ATLANTA - Jonathan Horna remembers the first time he saw it.
"I was like, ‘Oh, is this how we play,’" Horna remembers.
He is talking about wheelchair rugby.
Shepherd Center's team is called, some might say appropriately, the Smash.
"It's very, exhilarating," he says. "It gets your heart pounding a little faster."
Horna, who is now 23, grew up playing soccer, but he had never tried rugby.
"Before my accident, it was it seemed like such a tough sport, a lot of contact," he says.
But to understand how Horna found himself in the middle Shepherd Center's basketball court, surrounded by guys in fast-moving wheelchairs, you have to go back to February 17, 2021.

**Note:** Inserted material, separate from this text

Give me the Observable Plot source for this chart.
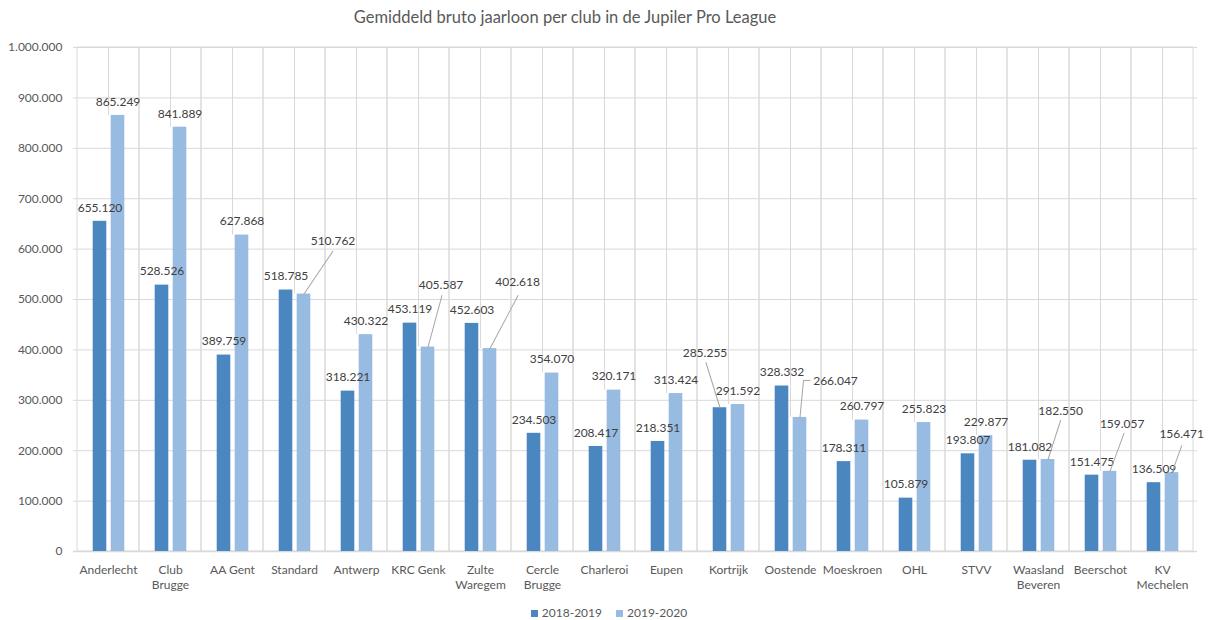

"I had just come back from playing soccer, and I was with a friend, so I was driving him home," Horna says.
He says he was going the speed limit, and he and his buddy were chatting about the game.
"Then, out of nowhere, this car, it was zigzagging at a high speed, and he hits my car."
The police report and photos of his mangled car fill in details Horna cannot remember.
"They say my car spun out of control, and my seatbelt had broken," he says. "And, I had flown out of the one of the windows in the car. After that, everything went dark."
When he woke up from an induced coma, Horna was at Grady Memorial Hospital in Atlanta.
"It was just traumatic because I was like, 'Whoa, where am I,'" Horna says. "The last thing I remember I was driving down a highway."
He was covered in cuts and bruises, both lungs had collapsed, there was blood pooling in his chest.
"I had received a spinal cord injury that left me, um, temporarily paralyzed from the waist down," he says.
Horna spent 2 months at Grady, where surgeons had to amputate part of one of his legs, after a wound from the crash became infected.
By the time he was transferred to Shepherd Center, Horna says, he felt defeated and alone.
"In the beginning, I was very shut off," he says.
But Horna says this place pulled him back.
Everywhere he looked were patients like him.
When he wasn't in therapy, Horna was down here in the gym, trying to build up his strength.
It took a while, but he got back on his feet with the help of a prosthetic.
And, for the first time since his accident, Horna started to feel hopeful about the future.
"It felt like kind of like a good dream that I had," he says. "I've been just waking up and just realizing that I was in a very good place with Shepherd."
Then, last winter, Horna joined the Smash.
"Sometimes when you're least expecting it, there's someone just going full, full pace into you and, like, slamming you and say, Whoa," he laughs.
The secret, Horna has learned, is to take the hit, and keep going.
"I think it's just learning to do things again, learning to get back into how you were doing things before."
And, being part of this team feels good.
"It just gives you the courage to be like, 'Hey, I'm not I'm not as different as I thought I was,' Horna smiles.